Advocacy Message Consistency

by The Campaign Workshop

Advocacy Message

 Advocacy Message: The Key is Simplify, Simplify, Simplify

Maintaining message discipline is critical to advocacy message campaigns. If your organization doesn’t have a advocacy message document, or even a mission statement, it’s time you create one. The statement should be specific to your work, but broad enough that all of your campaigns are able to fit comfortably under it, That way, you can continue to maintain overall organizational message discipline over the life of a specific advocacy campaign. It should also be brief—no more than a couple lines on a page, two sentences max.

Look, I get it; you think there is no way your organization’s mission and purpose could possibly fit into two brief sentences. Those of us who work in the advocacy space love detailed, nuanced policy positions. I didn’t get a degree in social policy for nothing, so believe me, I understand. But here is what I want you to understand: we are the exception. Your potential action-takers DO NOT want the long, detailed, nuanced advocacy message. It’s too wordy, it doesn’t make sense and it’s not connective or relevant to them in any way. Successful advocacy messaging is consistent and concise, and in order to be successful message bearers, we have to be disciplined in our delivery of this consistent, concise message.

Often, advocacy organizations have already done the hard work of creating a potent mission statement, or one-page advocacy message document that provides easy snippets to use when talking about the work that you do. Here at TCW, I can’t tell you how many advocacy message documents we see from clients who come to us for help with running an advocacy campaign that includes great, powerful emotive phrasing. But, when we look on their website, for example, where we are directing users who click on paid ads, this verbiage is no where to be found. Or, we use the exact wording from the provided document to craft the ads, and they get vetoed and rewritten.

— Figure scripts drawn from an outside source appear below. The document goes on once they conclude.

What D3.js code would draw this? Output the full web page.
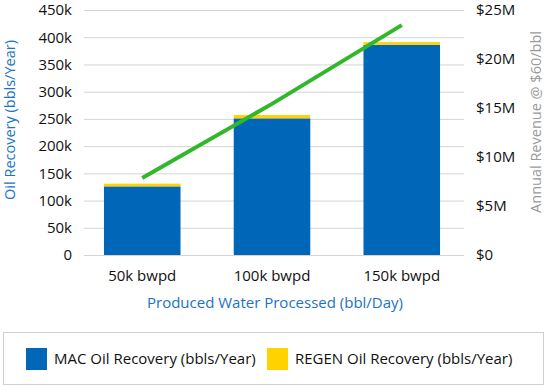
<!DOCTYPE html>
<html>
<head>
<meta charset="utf-8">
<script src="https://cdn.jsdelivr.net/npm/d3@7"></script>
<style>
  body { margin: 0; background: #fff; }
  text { font-family: "Open Sans", sans-serif; }
</style>
</head>
<body>
<div class="chart"></div>
<script>
var svgWidth = 547;
var svgHeight = 386;

// data
var categories = ["50k bwpd", "100k bwpd", "150k bwpd"];
var macValues = [126000, 251000, 386000];
var regenValues = [5000, 6000, 5000];
var pricePerBbl = 60;
var leftTicks = [0, 50000, 100000, 150000, 200000, 250000, 300000, 350000, 400000, 450000];
var rightTicks = [0, 5e6, 10e6, 15e6, 20e6, 25e6];

var blue = "#0066b7";
var yellow = "#ffd200";
var green = "#30b82a";

var svg = d3
  .select(".chart")
  .append("svg")
  .attr("width", svgWidth)
  .attr("height", svgHeight);

var plotLeft = 84, plotRight = 464, plotTop = 10, plotBottom = 255;

var xScale = d3.scaleBand()
  .domain(categories)
  .range([78, 466])
  .paddingInner(0.41)
  .paddingOuter(0.2);

var yScale = d3.scaleLinear().domain([0, 450000]).range([plotBottom, plotTop]);
var yRight = d3.scaleLinear().domain([0, 25e6]).range([plotBottom, plotTop]);

// gridlines
svg.append("g")
  .selectAll("line")
  .data(leftTicks)
  .enter()
  .append("line")
  .attr("x1", plotLeft)
  .attr("x2", plotRight)
  .attr("y1", (d) => yScale(d) + 0.5)
  .attr("y2", (d) => yScale(d) + 0.5)
  .attr("stroke", "#d4d4d4")
  .attr("stroke-width", 1);

// left axis
var leftAxis = d3.axisLeft(yScale)
  .tickValues(leftTicks)
  .tickSize(0)
  .tickPadding(12)
  .tickFormat((d) => d === 0 ? "0" : d / 1000 + "k");
var gLeft = svg.append("g").attr("transform", `translate(${plotLeft},0)`).call(leftAxis);
gLeft.select(".domain").remove();
gLeft.selectAll("text").style("font-size", "15px").attr("fill", "#111");

// right axis
var rightAxis = d3.axisRight(yRight)
  .tickValues(rightTicks)
  .tickSize(0)
  .tickPadding(12)
  .tickFormat((d) => "$" + (d === 0 ? "0" : d / 1e6 + "M"));
var gRight = svg.append("g").attr("transform", `translate(${plotRight},0)`).call(rightAxis);
gRight.select(".domain").remove();
gRight.selectAll("text").style("font-size", "15px").attr("fill", "#111");

// bottom axis
var bottomAxis = d3.axisBottom(xScale).tickSize(0).tickPadding(15);
var gBottom = svg.append("g").attr("transform", `translate(0,${plotBottom})`).call(bottomAxis);
gBottom.select(".domain").remove();
gBottom.selectAll("text").style("font-size", "15px").attr("fill", "#111");

// stacked bars
svg.append("g")
  .selectAll("rect")
  .data(categories)
  .enter()
  .append("rect")
  .attr("x", (d) => xScale(d))
  .attr("width", xScale.bandwidth())
  .attr("y", (d, i) => yScale(macValues[i]))
  .attr("height", (d, i) => plotBottom - yScale(macValues[i]))
  .attr("fill", blue);

svg.append("g")
  .selectAll("rect")
  .data(categories)
  .enter()
  .append("rect")
  .attr("x", (d) => xScale(d))
  .attr("width", xScale.bandwidth())
  .attr("y", (d, i) => yScale(macValues[i] + regenValues[i]))
  .attr("height", (d, i) => yScale(macValues[i]) - yScale(macValues[i] + regenValues[i]))
  .attr("fill", yellow);

// revenue line
var revenue = categories.map((c, i) => ({ cat: c, value: (macValues[i] + regenValues[i]) * pricePerBbl }));
svg.append("path")
  .datum(revenue)
  .attr("fill", "none")
  .attr("stroke", green)
  .attr("stroke-width", 4)
  .attr("d", d3.line()
    .x((d) => xScale(d.cat) + xScale.bandwidth() / 2)
    .y((d) => yRight(d.value)));

// axis titles
svg.append("text")
  .attr("transform", "translate(15,120) rotate(-90)")
  .attr("text-anchor", "middle")
  .attr("fill", "#1a73c4")
  .style("font-size", "14.5px")
  .text("Oil Recovery (bbls/Year)");

svg.append("text")
  .attr("transform", "translate(541,122) rotate(-90)")
  .attr("text-anchor", "middle")
  .attr("fill", "#9a9a9a")
  .style("font-size", "14.5px")
  .text("Annual Revenue @ $60/bbl");

svg.append("text")
  .attr("x", 275)
  .attr("y", 308)
  .attr("text-anchor", "middle")
  .attr("fill", "#1a73c4")
  .style("font-size", "15px")
  .text("Produced Water Processed (bbl/Day)");

// legend
svg.append("rect")
  .attr("x", 3.5)
  .attr("y", 332.5)
  .attr("width", 540)
  .attr("height", 52)
  .attr("fill", "#fff")
  .attr("stroke", "#cfcfcf");

var legendItems = [
  { label: "MAC Oil Recovery (bbls/Year)", color: blue, x: 26 },
  { label: "REGEN Oil Recovery (bbls/Year)", color: yellow, x: 267 }
];
var legend = svg.append("g")
  .selectAll("g")
  .data(legendItems)
  .enter()
  .append("g")
  .attr("transform", (d) => `translate(${d.x},348)`);
legend.append("rect").attr("width", 21).attr("height", 22).attr("fill", (d) => d.color);
legend.append("text")
  .attr("x", 28)
  .attr("y", 11)
  .attr("dy", "0.35em")
  .attr("fill", "#111")
  .style("font-size", "15px")
  .text((d) => d.label);
</script>
</body>
</html>
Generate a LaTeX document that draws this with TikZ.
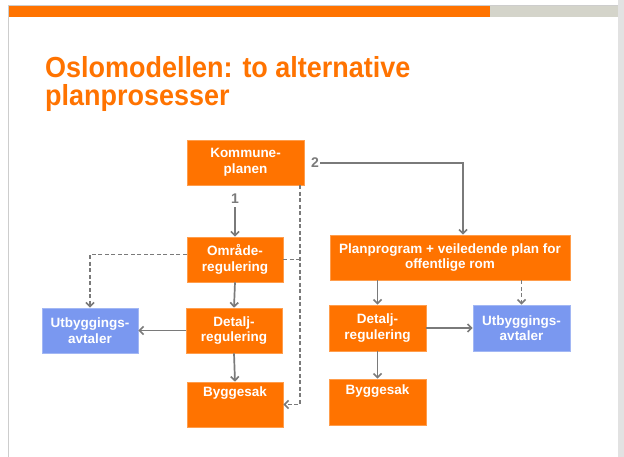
\documentclass[tikz,border=0pt]{standalone}
\usepackage{fontspec}
\setmainfont{Liberation Sans}
\newfontfamily\titlefont[FakeStretch=0.93]{Liberation Sans}
\usetikzlibrary{arrows.meta}
\definecolor{oslo}{RGB}{255,115,0}
\definecolor{avtale}{RGB}{122,152,240}
\definecolor{link}{RGB}{122,122,122}
\definecolor{barGray}{RGB}{212,212,202}
\definecolor{frameGray}{RGB}{205,205,205}
\definecolor{sideGray}{RGB}{226,226,226}

\begin{document}
\begin{tikzpicture}[x=1pt,y=-1pt,
  box/.style={fill=oslo, draw=oslo!70!white, line width=0.6pt, text=white,
    font=\bfseries\fontsize{13.5}{15.5}\selectfont, align=center, inner sep=0pt},
  bluebox/.style={box, fill=avtale, draw=avtale!70!white},
  topbox/.style={text depth=26pt, text height=10pt},
  flow/.style={draw=link, line width=1.7pt, -{Straight Barb[length=4pt,width=8pt]}},
  dflow/.style={flow, dash pattern=on 4pt off 2.5pt},
  dline/.style={draw=link, line width=1.7pt, dash pattern=on 4pt off 2.5pt},
  num/.style={text=link, font=\bfseries\fontsize{14}{16}\selectfont, inner sep=1pt}]

% page and slide frame
\useasboundingbox (0,0) rectangle (624,457);
\fill[white] (0,0) rectangle (624,457);
\fill[sideGray] (618,0) rectangle (624,457);
\draw[frameGray, line width=1pt] (8,457) -- (8,5.5) -- (618,5.5);
\fill[oslo] (8.5,6.5) rectangle (490,17.5);
\fill[barGray] (490,6.5) rectangle (618,17.5);

% title (base anchor sits on the last line)
\node[anchor=base west, text=oslo, font=\titlefont\bfseries\fontsize{29}{28.5}\selectfont,
  align=left, inner sep=0pt] (title) at (45,106)
  {Oslomodellen: to alternative\\planprosesser};

% left branch
\node[box, minimum width=117pt, minimum height=45pt] (kp) at (245.5,162.5) {Kommune-\\planen};
\node[box, minimum width=96pt, minimum height=45pt] (or) at (235,259.5) {Område-\\regulering};
\node[box, minimum width=96pt, minimum height=45pt] (dr1) at (234,330.5) {Detalj-\\regulering};
\node[box, topbox, minimum width=96pt, minimum height=45pt] (bs1) at (235,404.5) {Byggesak};
\node[bluebox, minimum width=96pt, minimum height=45pt] (ua1) at (90,330.5) {Utbyggings-\\avtaler};

% right branch
\node[box, minimum width=240pt, minimum height=45pt] (pp) at (450,257.5) {Planprogram + veiledende plan for\\offentlige rom};
\node[box, minimum width=97pt, minimum height=46pt] (dr2) at (377.5,328) {Detalj-\\regulering};
\node[bluebox, minimum width=97pt, minimum height=46pt] (ua2) at (521.5,328) {Utbyggings-\\avtaler};
\node[box, topbox, minimum width=97pt, minimum height=46pt] (bs2) at (377.5,402) {Byggesak};

% path labels
\node[num] (n1) at (235,199) {1};
\node[num] (n2) at (315,163) {2};

% the dashed trunk runs down the right side of the municipal plan
\coordinate (trunk) at ([xshift=-4.5pt]kp.south east);

% connectors, alternative 1
\draw[flow] ([yshift=-2pt]n1.south) -- (or.north);
\draw[flow] (or.south) -- (dr1.north);
\draw[flow] (dr1.west) -- (ua1.east);
\draw[flow] (dr1.south) -- (bs1.north);
\draw[dflow] (trunk) |- (bs1.east);
\draw[dline] (or.east) -- (or.east -| trunk);
\draw[dflow] ([yshift=5pt]or.west) -| (ua1.north);

% connectors, alternative 2
\draw[flow] (n2.east) -| ([xshift=13pt]pp.north);
\draw[flow] (pp.south -| dr2.north) -- (dr2.north);
\draw[dflow] (pp.south -| ua2.north) -- (ua2.north);
\draw[flow] (dr2.east) -- (ua2.west);
\draw[flow] (dr2.south) -- (bs2.north);
\end{tikzpicture}
\end{document}
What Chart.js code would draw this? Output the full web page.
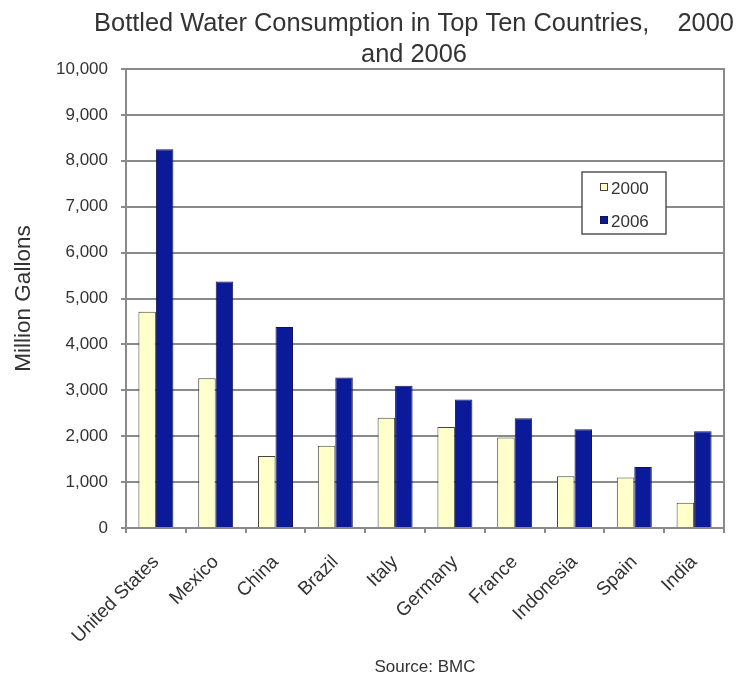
<!DOCTYPE html>
<html>
<head>
<meta charset="utf-8">
<script src="https://cdn.jsdelivr.net/npm/chart.js@4/dist/chart.umd.min.js"></script>
<style>
html,body{margin:0;padding:0;background:#fff;overflow:hidden}
#wrap{width:740px;height:679px;position:relative}
</style>
</head>
<body>
<div id="wrap"><canvas id="c" width="740" height="679"></canvas></div>
<script>
const categories = ['United States','Mexico','China','Brazil','Italy','Germany','France','Indonesia','Spain','India'];
const values2000 = [4710,3260,1570,1790,2400,2200,1970,1130,1100,550];
const values2006 = [8250,5370,4380,3280,3100,2800,2390,2150,1330,2110];
const seriesNames = ['2000','2006'];
const seriesColors = ['#ffffcc','#0b1a98'];
const seriesBorders = ['#444444','#14144a'];
const yMin = 0, yMax = 10000, yStep = 1000;
const titleLines = ['Bottled Water Consumption in Top Ten Countries,    2000','and 2006'];
const yAxisTitle = 'Million Gallons';
const sourceText = 'Source: BMC';

const FONT = "'Liberation Sans', Arial, Helvetica, sans-serif";
const TEXT = '#333333';
const GRID = '#8a8a8a';

const decor = {
  id: 'decor',
  beforeDatasetsDraw(chart) {
    const {ctx, chartArea: a} = chart;
    ctx.save();
    ctx.strokeStyle = GRID;
    ctx.lineWidth = 2;
    ctx.strokeRect(a.left, a.top, a.right - a.left, a.bottom - a.top);
    ctx.restore();
  },
  afterDraw(chart) {
    const {ctx, chartArea: a} = chart;
    ctx.save();
    // title
    ctx.fillStyle = TEXT;
    ctx.font = '25.4px ' + FONT;
    ctx.textAlign = 'center';
    ctx.textBaseline = 'alphabetic';
    const tx = 414;
    titleLines.forEach((t, i) => ctx.fillText(t, tx, 31 + i * 31));
    // legend
    const bx = a.right - 142, by = a.top + 103, bw = 84, bh = 62;
    ctx.fillStyle = '#ffffff';
    ctx.fillRect(bx, by, bw, bh);
    ctx.strokeStyle = '#555555';
    ctx.lineWidth = 1.5;
    ctx.strokeRect(bx, by, bw, bh);
    ctx.font = '17px ' + FONT;
    ctx.textAlign = 'left';
    ctx.textBaseline = 'middle';
    chart.data.datasets.forEach((ds, i) => {
      const sy = by + 11 + i * 33;
      ctx.fillStyle = ds.backgroundColor;
      ctx.fillRect(bx + 18, sy, 8, 8);
      ctx.strokeStyle = ds.borderColor;
      ctx.lineWidth = 1;
      ctx.strokeRect(bx + 18.5, sy + 0.5, 7, 7);
      ctx.fillStyle = TEXT;
      ctx.fillText(ds.label, bx + 29, sy + 6);
    });
    // source
    ctx.font = '17px ' + FONT;
    ctx.textAlign = 'center';
    ctx.fillStyle = TEXT;
    ctx.fillText(sourceText, (a.left + a.right) / 2, 667);
    ctx.restore();
  }
};

new Chart(document.getElementById('c'), {
  type: 'bar',
  data: {
    labels: categories,
    datasets: [
      {label: seriesNames[0], data: values2000, backgroundColor: seriesColors[0], borderColor: seriesBorders[0], borderWidth: 1},
      {label: seriesNames[1], data: values2006, backgroundColor: seriesColors[1], borderColor: seriesBorders[1], borderWidth: 1}
    ]
  },
  options: {
    responsive: false,
    animation: false,
    devicePixelRatio: 1,
    layout: {padding: {top: 69, right: 16, bottom: 0, left: 0}},
    datasets: {bar: {barPercentage: 1, categoryPercentage: 0.585}},
    plugins: {
      legend: {display: false},
      title: {display: false},
      tooltip: {enabled: false}
    },
    scales: {
      x: {
        afterFit(s) { s.height = 151; },
        grid: {display: true, drawOnChartArea: false, drawTicks: true, tickLength: 5, color: GRID, lineWidth: 2, offset: true},
        border: {display: true, color: GRID, width: 2},
        ticks: {
          autoSkip: false, maxRotation: 45, minRotation: 45,
          padding: 18, labelOffset: 0,
          color: TEXT, font: {family: FONT, size: 19}
        }
      },
      y: {
        afterFit(s) { s.width = 126; },
        min: yMin, max: yMax,
        grid: {color: GRID, lineWidth: 2, tickLength: 5, drawTicks: true},
        border: {display: true, color: GRID, width: 2},
        ticks: {
          stepSize: yStep, padding: 13, color: TEXT, font: {family: FONT, size: 17},
          callback: v => v.toLocaleString('en-US')
        },
        title: {display: true, text: yAxisTitle, color: TEXT, font: {family: FONT, size: 22.5}, padding: {top: 10.5, bottom: 0}}
      }
    }
  },
  plugins: [decor]
});
</script>
</body>
</html>
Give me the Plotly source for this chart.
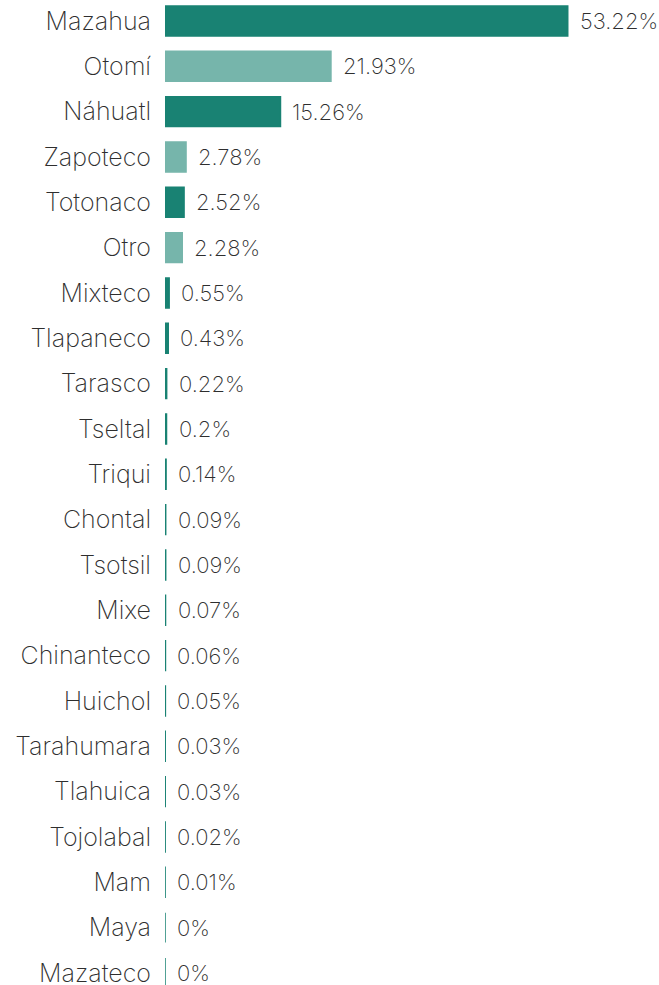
import plotly.graph_objects as go

categories = ["Mazahua", "Otomí", "Náhuatl", "Zapoteco", "Totonaco", "Otro", "Mixteco",
              "Tlapaneco", "Tarasco", "Tseltal", "Triqui", "Chontal", "Tsotsil", "Mixe",
              "Chinanteco", "Huichol", "Tarahumara", "Tlahuica", "Tojolabal", "Mam", "Maya", "Mazateco"]
values = [53.22, 21.93, 15.26, 2.78, 2.52, 2.28, 0.55, 0.43, 0.22, 0.2, 0.14, 0.09, 0.09,
          0.07, 0.06, 0.05, 0.03, 0.03, 0.02, 0.01, 0, 0]
labels = ["53.22%", "21.93%", "15.26%", "2.78%", "2.52%", "2.28%", "0.55%", "0.43%", "0.22%",
          "0.2%", "0.14%", "0.09%", "0.09%", "0.07%", "0.06%", "0.05%", "0.03%", "0.03%",
          "0.02%", "0.01%", "0%", "0%"]

DARK = "#198273"
LIGHT = "#76b5ab"
colors = [DARK if (i % 2 == 0 or i >= 6) else LIGHT for i in range(len(categories))]

FONT = "Inter"
TXT = "#2e2e2e"

fig = go.Figure()
fig.add_trace(go.Bar(
    x=values, y=categories, orientation="h",
    marker=dict(color=colors, line=dict(color=colors, width=1.5)),
    hoverinfo="skip",
))

for c, v, t in zip(categories, values, labels):
    fig.add_annotation(x=v, y=c, text=t, showarrow=False, xanchor="left", xshift=10,
                       font=dict(family=FONT, size=22, color=TXT, weight=200))

fig.update_layout(
    width=659, height=985,
    margin=dict(l=165, r=0, t=0, b=0),
    plot_bgcolor="white", paper_bgcolor="white",
    bargap=0.34,
    showlegend=False,
    xaxis=dict(range=[0, 65.28], visible=False, fixedrange=True),
    yaxis=dict(range=[21.265, -0.463], showgrid=False, zeroline=False, showline=False,
               ticks="", ticklabelstandoff=13, automargin=False,
               tickfont=dict(family=FONT, size=25, color=TXT, weight=200)),
)

fig.write_html("out.html", config={"displayModeBar": False},
               post_script="document.body.style.margin='0';")
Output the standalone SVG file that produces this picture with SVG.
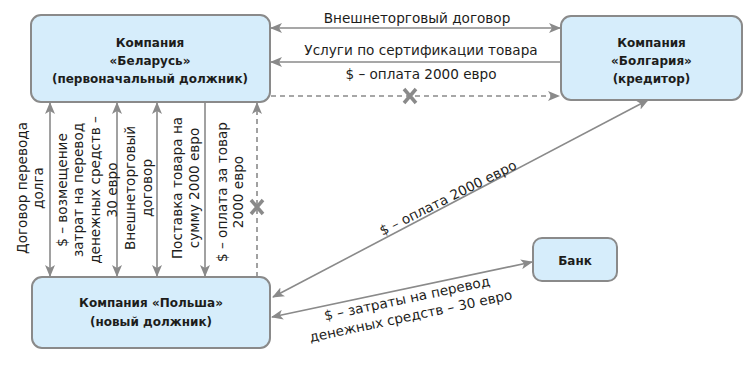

In order to maintain consistency and discipline in all of your advocacy message campaigns, you have to use these advocacy messages in everything you do. They are your brand; the statement of who you are as an organization and what you are asking for help to accomplish. It is not to be buried in the executive summary of a white paper: it IS the executive summary. It is not just thrown into the President’s fundraising letter at the last minute: it IS the fundraising pitch. It should be in all of your campaign press releases, the campaign page, the email blasts and any paid media around the campaign. The broader, overarching advocacy message should encompass each individual campaign message and be featured prominently in all of the spaces your organization holds. Paint it on the wall of your offices if you have to. Here are some examples of what I am talking about:

From the ASPCA:

Overarching message: “We believe that animals are entitled to kind and respectful treatment at the hands of humans, and must be protected under the law.”

Individual fundraising campaign message: “Winter is coming. Help us be there for the neediest animals.”

The individual advocacy message fits under the main message and doesn’t confuse or obscure it. Don’t be afraid to take a stand and be bold: this is not the place for caveats. Brief, yet powerful sentences are the key to crafting good advocacy messaging.

From Food & Water Watch:

Overarching message: “Food & Water Watch works to ensure the food, water and fish we consume is safe, accessible and sustainably produced.”

Individual action message: “Congress: End the overuse of antibiotics on factory farms.”

This petition action clearly falls under the umbrella of food safety and makes sense within their larger mission. Is there more text and policy wonkery available on their site for anyone who wants to read it? Absolutely. But the topline ask is clear and concise.

In both of these instances, these organizations have made the task of advocacy message discipline and consistency easy on themselves by making sure the specific campaign messages fit well as part of the whole organization’s message. The more you do this, the easier it gets and the more successful your advocacy campaigns will be.